[Start of Supplied records]
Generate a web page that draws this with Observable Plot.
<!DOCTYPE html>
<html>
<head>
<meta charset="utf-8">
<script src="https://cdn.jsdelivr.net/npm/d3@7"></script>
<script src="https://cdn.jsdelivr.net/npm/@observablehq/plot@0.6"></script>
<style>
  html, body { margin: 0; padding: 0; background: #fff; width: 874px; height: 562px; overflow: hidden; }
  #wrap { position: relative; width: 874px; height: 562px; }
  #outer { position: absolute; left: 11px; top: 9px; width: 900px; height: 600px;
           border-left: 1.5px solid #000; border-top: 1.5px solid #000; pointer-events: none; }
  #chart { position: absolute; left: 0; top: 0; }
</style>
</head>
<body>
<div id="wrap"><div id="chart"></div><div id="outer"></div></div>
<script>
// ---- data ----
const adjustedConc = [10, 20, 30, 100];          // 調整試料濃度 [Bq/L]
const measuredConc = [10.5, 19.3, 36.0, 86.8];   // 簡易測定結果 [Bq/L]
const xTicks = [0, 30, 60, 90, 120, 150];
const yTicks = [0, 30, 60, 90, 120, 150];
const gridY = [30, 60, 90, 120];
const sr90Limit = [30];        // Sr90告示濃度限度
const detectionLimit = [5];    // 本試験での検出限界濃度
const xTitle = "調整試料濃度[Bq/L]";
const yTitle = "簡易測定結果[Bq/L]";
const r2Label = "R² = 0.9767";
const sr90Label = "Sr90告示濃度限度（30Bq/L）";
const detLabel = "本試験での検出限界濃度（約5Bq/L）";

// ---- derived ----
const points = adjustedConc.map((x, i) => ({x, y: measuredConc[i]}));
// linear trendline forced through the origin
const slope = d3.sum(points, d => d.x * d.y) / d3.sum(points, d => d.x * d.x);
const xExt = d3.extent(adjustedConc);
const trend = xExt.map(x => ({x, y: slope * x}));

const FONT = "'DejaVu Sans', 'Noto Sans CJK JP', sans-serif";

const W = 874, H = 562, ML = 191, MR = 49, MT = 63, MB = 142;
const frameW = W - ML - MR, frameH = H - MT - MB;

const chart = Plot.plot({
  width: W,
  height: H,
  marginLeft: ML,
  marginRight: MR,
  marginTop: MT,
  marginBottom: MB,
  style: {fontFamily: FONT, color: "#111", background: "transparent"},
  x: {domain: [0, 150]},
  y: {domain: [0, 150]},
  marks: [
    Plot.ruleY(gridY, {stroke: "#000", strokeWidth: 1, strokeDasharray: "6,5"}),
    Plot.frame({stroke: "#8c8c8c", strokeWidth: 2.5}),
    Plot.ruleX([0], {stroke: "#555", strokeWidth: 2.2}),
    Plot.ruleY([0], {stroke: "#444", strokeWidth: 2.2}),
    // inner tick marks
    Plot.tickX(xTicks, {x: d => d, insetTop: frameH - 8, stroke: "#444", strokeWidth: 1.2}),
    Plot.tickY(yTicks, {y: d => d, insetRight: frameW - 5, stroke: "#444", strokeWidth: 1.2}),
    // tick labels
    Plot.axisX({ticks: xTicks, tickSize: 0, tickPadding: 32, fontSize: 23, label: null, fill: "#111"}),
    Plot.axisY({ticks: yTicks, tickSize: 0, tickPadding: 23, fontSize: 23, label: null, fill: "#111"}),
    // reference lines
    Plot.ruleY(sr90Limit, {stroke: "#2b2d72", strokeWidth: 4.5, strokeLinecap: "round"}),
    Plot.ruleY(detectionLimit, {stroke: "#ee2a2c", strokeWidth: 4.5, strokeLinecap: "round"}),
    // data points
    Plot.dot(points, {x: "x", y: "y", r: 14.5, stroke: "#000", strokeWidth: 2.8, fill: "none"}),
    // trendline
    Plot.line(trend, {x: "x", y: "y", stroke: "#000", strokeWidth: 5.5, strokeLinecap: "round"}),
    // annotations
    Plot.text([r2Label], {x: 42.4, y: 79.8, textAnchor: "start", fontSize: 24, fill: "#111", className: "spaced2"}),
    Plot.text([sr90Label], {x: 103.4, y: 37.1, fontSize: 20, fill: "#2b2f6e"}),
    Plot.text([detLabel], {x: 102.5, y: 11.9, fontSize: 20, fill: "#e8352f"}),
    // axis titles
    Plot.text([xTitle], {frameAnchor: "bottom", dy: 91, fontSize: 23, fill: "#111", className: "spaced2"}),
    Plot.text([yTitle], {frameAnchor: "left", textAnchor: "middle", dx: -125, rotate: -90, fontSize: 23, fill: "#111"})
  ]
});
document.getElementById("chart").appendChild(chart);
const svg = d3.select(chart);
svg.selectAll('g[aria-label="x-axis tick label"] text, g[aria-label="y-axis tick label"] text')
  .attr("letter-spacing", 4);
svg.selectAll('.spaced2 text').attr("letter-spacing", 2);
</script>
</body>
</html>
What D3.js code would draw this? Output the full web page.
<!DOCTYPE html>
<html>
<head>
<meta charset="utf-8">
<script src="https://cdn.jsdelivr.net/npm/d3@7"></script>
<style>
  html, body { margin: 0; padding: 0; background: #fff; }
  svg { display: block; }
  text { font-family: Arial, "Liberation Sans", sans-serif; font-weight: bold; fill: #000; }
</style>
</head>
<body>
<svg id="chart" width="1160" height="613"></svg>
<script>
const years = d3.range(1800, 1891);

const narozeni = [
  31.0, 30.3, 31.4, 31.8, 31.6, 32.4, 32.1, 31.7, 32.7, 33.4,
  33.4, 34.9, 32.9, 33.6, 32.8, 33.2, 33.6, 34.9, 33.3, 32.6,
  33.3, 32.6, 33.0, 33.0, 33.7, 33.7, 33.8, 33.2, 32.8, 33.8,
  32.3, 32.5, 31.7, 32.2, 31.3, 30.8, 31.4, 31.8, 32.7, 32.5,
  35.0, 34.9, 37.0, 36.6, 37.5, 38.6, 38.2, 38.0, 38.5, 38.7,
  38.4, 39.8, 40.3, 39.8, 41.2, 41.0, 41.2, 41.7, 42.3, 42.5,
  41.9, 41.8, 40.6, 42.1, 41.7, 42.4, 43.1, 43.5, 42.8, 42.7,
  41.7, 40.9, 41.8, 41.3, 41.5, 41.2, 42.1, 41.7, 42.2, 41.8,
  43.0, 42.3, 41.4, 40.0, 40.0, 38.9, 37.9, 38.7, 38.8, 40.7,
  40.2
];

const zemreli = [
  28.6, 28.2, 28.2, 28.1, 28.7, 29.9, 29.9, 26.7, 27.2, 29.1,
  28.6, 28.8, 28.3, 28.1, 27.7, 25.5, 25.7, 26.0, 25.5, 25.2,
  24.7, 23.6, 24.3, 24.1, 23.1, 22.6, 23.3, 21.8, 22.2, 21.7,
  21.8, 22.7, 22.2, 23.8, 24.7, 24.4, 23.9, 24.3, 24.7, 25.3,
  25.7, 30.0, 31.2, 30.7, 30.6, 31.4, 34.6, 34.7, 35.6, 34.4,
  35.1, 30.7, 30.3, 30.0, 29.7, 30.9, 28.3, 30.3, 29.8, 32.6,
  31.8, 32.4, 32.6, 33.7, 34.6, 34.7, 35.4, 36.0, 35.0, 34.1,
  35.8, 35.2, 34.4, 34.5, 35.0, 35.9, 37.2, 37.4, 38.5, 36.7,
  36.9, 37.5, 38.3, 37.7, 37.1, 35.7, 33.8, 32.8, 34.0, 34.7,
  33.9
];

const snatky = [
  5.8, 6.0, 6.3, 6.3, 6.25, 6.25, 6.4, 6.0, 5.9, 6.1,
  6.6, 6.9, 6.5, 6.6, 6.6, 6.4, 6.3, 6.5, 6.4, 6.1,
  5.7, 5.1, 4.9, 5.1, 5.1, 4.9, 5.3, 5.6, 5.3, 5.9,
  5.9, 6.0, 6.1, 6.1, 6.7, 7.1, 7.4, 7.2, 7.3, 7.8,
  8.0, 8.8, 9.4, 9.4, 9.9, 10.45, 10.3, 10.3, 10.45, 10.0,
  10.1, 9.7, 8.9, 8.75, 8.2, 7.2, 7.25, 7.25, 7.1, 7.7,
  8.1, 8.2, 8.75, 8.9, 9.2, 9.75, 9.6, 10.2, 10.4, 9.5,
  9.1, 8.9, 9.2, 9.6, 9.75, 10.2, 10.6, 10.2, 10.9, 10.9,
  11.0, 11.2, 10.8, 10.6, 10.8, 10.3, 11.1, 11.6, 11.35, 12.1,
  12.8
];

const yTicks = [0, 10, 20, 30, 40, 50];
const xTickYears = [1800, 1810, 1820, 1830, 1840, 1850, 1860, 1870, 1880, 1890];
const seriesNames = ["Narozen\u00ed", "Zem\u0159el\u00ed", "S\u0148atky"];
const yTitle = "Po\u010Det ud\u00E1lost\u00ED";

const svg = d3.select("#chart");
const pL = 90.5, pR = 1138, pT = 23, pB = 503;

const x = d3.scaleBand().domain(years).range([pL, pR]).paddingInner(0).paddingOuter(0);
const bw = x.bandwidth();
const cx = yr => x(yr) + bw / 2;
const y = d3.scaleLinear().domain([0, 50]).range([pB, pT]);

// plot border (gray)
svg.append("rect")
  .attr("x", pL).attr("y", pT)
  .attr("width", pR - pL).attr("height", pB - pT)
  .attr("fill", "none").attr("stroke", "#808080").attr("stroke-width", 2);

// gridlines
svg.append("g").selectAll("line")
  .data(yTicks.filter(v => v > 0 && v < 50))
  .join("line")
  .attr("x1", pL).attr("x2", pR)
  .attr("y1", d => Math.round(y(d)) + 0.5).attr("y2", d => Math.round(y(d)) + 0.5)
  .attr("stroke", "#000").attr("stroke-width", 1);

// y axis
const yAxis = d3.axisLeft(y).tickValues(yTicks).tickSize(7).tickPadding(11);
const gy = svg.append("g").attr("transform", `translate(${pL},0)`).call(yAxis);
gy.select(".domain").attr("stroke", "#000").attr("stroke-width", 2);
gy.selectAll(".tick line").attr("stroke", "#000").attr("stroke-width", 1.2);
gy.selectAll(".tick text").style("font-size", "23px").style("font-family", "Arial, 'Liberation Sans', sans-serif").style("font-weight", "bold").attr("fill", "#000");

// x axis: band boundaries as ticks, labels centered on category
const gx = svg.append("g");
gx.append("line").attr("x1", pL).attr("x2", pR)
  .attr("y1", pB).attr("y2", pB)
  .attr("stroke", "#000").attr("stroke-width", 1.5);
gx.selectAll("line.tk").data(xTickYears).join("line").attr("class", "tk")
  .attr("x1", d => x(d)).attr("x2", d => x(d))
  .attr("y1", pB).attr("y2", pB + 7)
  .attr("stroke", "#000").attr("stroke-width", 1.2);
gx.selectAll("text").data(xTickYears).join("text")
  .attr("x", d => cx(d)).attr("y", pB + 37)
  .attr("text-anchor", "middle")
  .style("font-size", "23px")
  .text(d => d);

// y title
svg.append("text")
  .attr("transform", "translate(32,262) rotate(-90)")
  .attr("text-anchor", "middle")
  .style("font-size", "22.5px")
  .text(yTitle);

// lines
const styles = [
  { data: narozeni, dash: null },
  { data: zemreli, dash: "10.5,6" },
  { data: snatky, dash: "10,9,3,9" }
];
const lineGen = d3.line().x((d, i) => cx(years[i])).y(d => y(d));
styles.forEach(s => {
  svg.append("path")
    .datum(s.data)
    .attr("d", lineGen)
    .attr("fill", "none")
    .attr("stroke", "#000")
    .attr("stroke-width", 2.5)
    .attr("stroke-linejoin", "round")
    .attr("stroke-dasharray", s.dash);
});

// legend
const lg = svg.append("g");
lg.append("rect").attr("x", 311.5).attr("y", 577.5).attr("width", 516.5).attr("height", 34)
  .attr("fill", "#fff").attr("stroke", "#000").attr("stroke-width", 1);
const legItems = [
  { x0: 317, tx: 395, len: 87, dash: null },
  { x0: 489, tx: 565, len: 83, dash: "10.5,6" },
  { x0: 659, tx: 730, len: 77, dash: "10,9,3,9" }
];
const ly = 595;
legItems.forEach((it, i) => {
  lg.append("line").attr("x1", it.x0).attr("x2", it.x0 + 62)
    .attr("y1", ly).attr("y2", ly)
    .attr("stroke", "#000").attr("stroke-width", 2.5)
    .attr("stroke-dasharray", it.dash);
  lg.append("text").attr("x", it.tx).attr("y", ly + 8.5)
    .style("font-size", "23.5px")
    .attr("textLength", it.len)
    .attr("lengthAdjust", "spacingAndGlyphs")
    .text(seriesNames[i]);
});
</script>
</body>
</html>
[End of Supplied records]
Your goal: Copy, please, exactly the lines that start at the first line of the data and end at the line containing "const frameW = W", both kept and no others.

Solution for this problem:
Generate a web page that draws this with Observable Plot.
<!DOCTYPE html>
<html>
<head>
<meta charset="utf-8">
<script src="https://cdn.jsdelivr.net/npm/d3@7"></script>
<script src="https://cdn.jsdelivr.net/npm/@observablehq/plot@0.6"></script>
<style>
  html, body { margin: 0; padding: 0; background: #fff; width: 874px; height: 562px; overflow: hidden; }
  #wrap { position: relative; width: 874px; height: 562px; }
  #outer { position: absolute; left: 11px; top: 9px; width: 900px; height: 600px;
           border-left: 1.5px solid #000; border-top: 1.5px solid #000; pointer-events: none; }
  #chart { position: absolute; left: 0; top: 0; }
</style>
</head>
<body>
<div id="wrap"><div id="chart"></div><div id="outer"></div></div>
<script>
// ---- data ----
const adjustedConc = [10, 20, 30, 100];          // 調整試料濃度 [Bq/L]
const measuredConc = [10.5, 19.3, 36.0, 86.8];   // 簡易測定結果 [Bq/L]
const xTicks = [0, 30, 60, 90, 120, 150];
const yTicks = [0, 30, 60, 90, 120, 150];
const gridY = [30, 60, 90, 120];
const sr90Limit = [30];        // Sr90告示濃度限度
const detectionLimit = [5];    // 本試験での検出限界濃度
const xTitle = "調整試料濃度[Bq/L]";
const yTitle = "簡易測定結果[Bq/L]";
const r2Label = "R² = 0.9767";
const sr90Label = "Sr90告示濃度限度（30Bq/L）";
const detLabel = "本試験での検出限界濃度（約5Bq/L）";

// ---- derived ----
const points = adjustedConc.map((x, i) => ({x, y: measuredConc[i]}));
// linear trendline forced through the origin
const slope = d3.sum(points, d => d.x * d.y) / d3.sum(points, d => d.x * d.x);
const xExt = d3.extent(adjustedConc);
const trend = xExt.map(x => ({x, y: slope * x}));

const FONT = "'DejaVu Sans', 'Noto Sans CJK JP', sans-serif";

const W = 874, H = 562, ML = 191, MR = 49, MT = 63, MB = 142;
const frameW = W - ML - MR, frameH = H - MT - MB;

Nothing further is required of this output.